Henry V tries to woo Katherine and the two engage in a comical exchange in French and English, with Alice attempting to bridge misunderstandings. Henry presents himself to Katherine as a homely, humble soldier unschooled in fancy romantic rhetoric, describing his blunt simplicity in virtuosic, pun-rich language. Katherine is reluctant to indulge him and calls the language of men deceitful, repeatedly evading Henry’s proposals (in accented English) and reminding him that the choice is her father’s, not her own. When Henry insists the marriage will please her father, Katherine agrees to it. Henry violates her sense of propriety by kissing her on the hand then on the lips.
Henry and Katherine’s exchange elaborates the relationship between the themes of language and appearances. Henry claims to be humble and plain but the rich and elaborate rhetoric in which he makes those claims contradicts the claims themselves. Furthermore, his repeated pleas to the princess are made on false grounds, as Katherine herself points out: it’s not up to Katherine to accept Henry – the choice is Charles’. Katherine’s accented and broken English embodies the language barrier across which the war was fought.
King Charles, Queen Isabel, and the Duke of Burgundy return with Exeter, Bedford, Warwick, Gloucester, Clarence, and Westmoreland. The Duke of Burgundy asks Henry V about wooing Katherine and the two engage in an innuendo-laced exchange about courting tactics. King Charles announces that he has agreed to honor all of Henry’s demands and blesses Henry’s marriage to Katherine. He declares his hopes that the marriage will smooth out relations between England and France, bearing heirs to the French throne. Queen Isabel likewise blesses the marriage as a peacemaker. She calls on God to, “Combine your hearts in one, your realms in one!” Henry declares he’ll take the oath securing France and England’s alliance on his wedding day. All exit.

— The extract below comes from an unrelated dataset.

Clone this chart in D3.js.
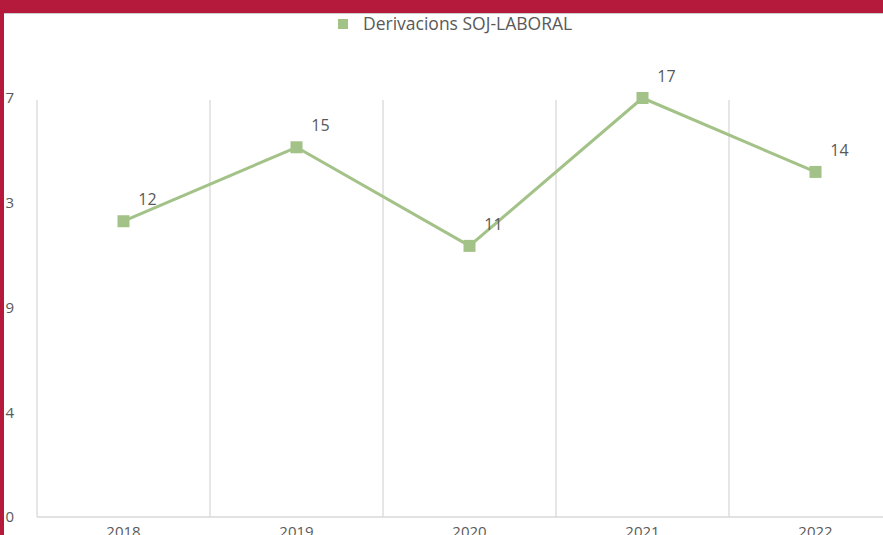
<!DOCTYPE html>
<html><head><meta charset="utf-8">
<script src="https://cdn.jsdelivr.net/npm/d3@7"></script>
<style>body{margin:0;background:#fff;}svg{display:block;}</style>
</head><body>
<svg id="c" width="883" height="535"></svg>
<script>
const categories = ["2018","2019","2020","2021","2022"];
const values = [12, 15, 11, 17, 14];
const yTicks = [0, 4.25, 8.5, 12.75, 17];
const seriesName = "Derivacions SOJ-LABORAL";

(function(){
const svg = d3.select("#c");
const W = 883, H = 535;
const plotLeft = 37, bandW = 173, plotTop = 98, plotBottom = 517;
const x = d3.scaleBand().domain(categories).range([plotLeft, plotLeft + bandW * categories.length]).padding(0);
const y = d3.scaleLinear().domain([0, 17]).range([plotBottom, plotTop]);
const green = "#a3c288", grid = "#d9d9d9", txt = "#595959";
const font = "Open Sans, sans-serif";

svg.append("rect").attr("width", W).attr("height", H).attr("fill", "#fff");

const bounds = categories.map(c => x(c));
svg.append("g").selectAll("line").data(bounds).join("line")
  .attr("x1", d => d).attr("x2", d => d).attr("y1", y(17) + 2).attr("y2", plotBottom)
  .attr("stroke", grid).attr("stroke-width", 1.3);

svg.append("line").attr("x1", plotLeft).attr("x2", W).attr("y1", plotBottom).attr("y2", plotBottom)
  .attr("stroke", grid).attr("stroke-width", 1.3);

const yAxis = d3.axisLeft(y).tickValues(yTicks).tickSize(0).tickFormat(d => Math.round(d));
const ya = svg.append("g").attr("transform", "translate(14,0)").call(yAxis);
ya.select(".domain").remove();
ya.selectAll("text").attr("fill", txt).attr("font-size", 15).attr("font-family", font).attr("x", 0);

const xAxis = d3.axisBottom(x).tickSize(0);
const xa = svg.append("g").attr("transform", `translate(0,${plotBottom})`).call(xAxis);
xa.select(".domain").remove();
xa.selectAll("text").attr("fill", txt).attr("font-size", 15).attr("font-family", font)
  .attr("y", 20).attr("dy", 0);

const cx = c => x(c) + x.bandwidth() / 2;
const line = d3.line().x((d, i) => cx(categories[i])).y(d => y(d));
svg.append("path").datum(values).attr("d", line).attr("fill", "none")
  .attr("stroke", green).attr("stroke-width", 3).attr("stroke-linejoin", "round");

svg.append("g").selectAll("rect").data(values).join("rect")
  .attr("x", (d, i) => cx(categories[i]) - 6).attr("y", d => y(d) - 6)
  .attr("width", 12).attr("height", 12).attr("fill", green);

svg.append("g").selectAll("text").data(values).join("text")
  .attr("x", (d, i) => cx(categories[i]) + 24).attr("y", d => y(d) - 16)
  .attr("text-anchor", "middle").attr("fill", txt).attr("font-size", 16)
  .attr("font-family", font).text(d => d);

svg.append("rect").attr("x", 338).attr("y", 19).attr("width", 10).attr("height", 10).attr("fill", green);
svg.append("text").attr("x", 363).attr("y", 30).attr("fill", txt).attr("font-size", 17.5)
  .attr("font-family", font).text(seriesName);

svg.append("rect").attr("x", 0).attr("y", 0).attr("width", W).attr("height", 13).attr("fill", "#b51a3c");
svg.append("line").attr("x1", 4).attr("x2", W).attr("y1", 13.5).attr("y2", 13.5).attr("stroke", "#ccc").attr("stroke-width", 1);
svg.append("rect").attr("x", 0).attr("y", 0).attr("width", 4).attr("height", H).attr("fill", "#b51a3c");
})();
</script>
</body></html>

Henry and the Duke’s exchange abounds in puns which invest their words with sexual implications beyond the words’ surface appearances. King Charles and Queen Isabel’s blessings speak to their daughter’s wedding as a political agreement. This is no love marriage. Rather, marrying Katherine will seal Henry’s right over France and will (the French royalty hopes) prevent future struggles between England and France.